Tuesday, February 28, 2012

Conscious Tourism



I came across the term Conscious Tourism on the internet the other day as I was fishing in the great sea of communication that flows across continents and consciousness.
With the corporate office where I came to share my talents with a company who promotes themselves as one which offers cultural insights as it’s unique selling point in the background, I skim read the blog and wondered at the vagaries of life. 
My recent experience of this kind of Five Star “Stick Your Telescopic Lens in the Face of a Villager”, who has been paid to entertain you with the charming aspect of their desperately simple lifestyles” approach to tourism was perhaps the best example of Unconscious Tourism, a kind of tourism that smacked of voyuerism is something that I despise. I have had moments of sheer disappointment that the bridge between worlds and cultures had been corrupted into tourism of this superficial nature. While I understand that for most tourists, even these brief glimpses of a sanitized reality will give them a lifetime of memories, what happens back on ground zero once the water bottles of have been recycled and their footprints swept over in the usual village traffic? What do they think of that, what memories live in their minds of this contact with another culture? 

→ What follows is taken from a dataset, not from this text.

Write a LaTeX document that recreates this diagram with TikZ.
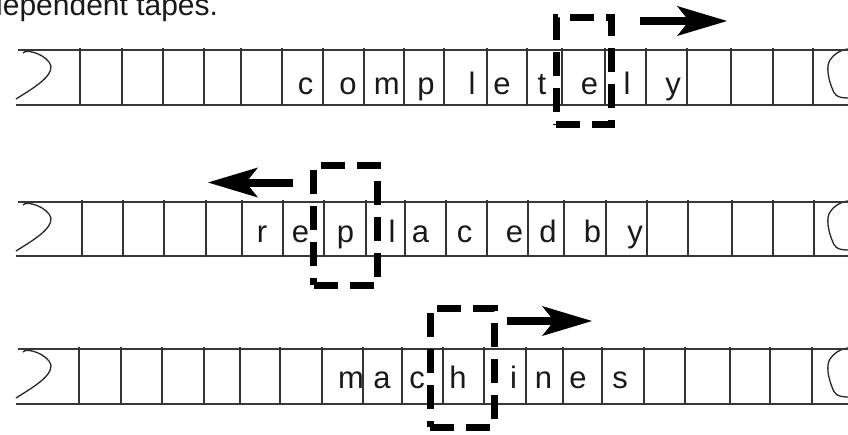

As a long time solo traveler, I have been blessed to find myself in the homes and at the hearth and heart of many a home in small villages, temples across the land. As a solo traveler one is somewhat more aware of one’s impact on the environment and on the culture but most of all within the hearts and minds of the people they interact with. I have witnessed the paparazzi pornography of tour groups and been embarrassed by their behavior by which all foreigners will be judged and shied away from group travel as a result.

Maori woman culture teaches that as a traveler one must adhere to the correct practice of the people of the land where you visit, and that to make demands or to consider oneself as superior to the respected host was an insult that could be passed down for generations,. So my mode of travel has always been marked by the idea that my impact could reverberate down generations. My behavior was being recording by the moving hand of time and having writ, the story had better be a good one lest if reflect on the next Maori or member of my family to stumble along the same path in the future.

This was borne out by the absolute delight of my Indian friends when I bought my grandson along to visit India. For all of us, it was a continuation of the story, a new chapter in the tale of how our lives had intersected an added depth to our relationships. They remembered when the boy was born, so to meet him in the flesh was for them a story come true and for me the first time a member of my family had visited my life in India.
The boy was spoiled and adored, he gained a unique insight into India, but I was surprised and delighted to see that he never saw a point of difference between himself and the locals, except for one day remarking how well the local kids spoke Hindi! Otherwise he saw them at the level of his heart which is as open and intelligent as the sky.

But I digress, and in my digression I have come to understand that there can be no conscious tourism since tourism implies a lack of time and it takes time to earn the love and trust and respect of people. What there is is Conscious Travel, which is the slower route through life. Travel that brings the wanderer to mountain villages, to fires in the desert and the and within the circle of the festival. 

So were do the two meet?
Conscious tourism is where the conscious traveler meets time restricted tourists, takes them by the hand and says “Come and meet my friends," and together you walk that rickety bamboo bridge of connection across oceans.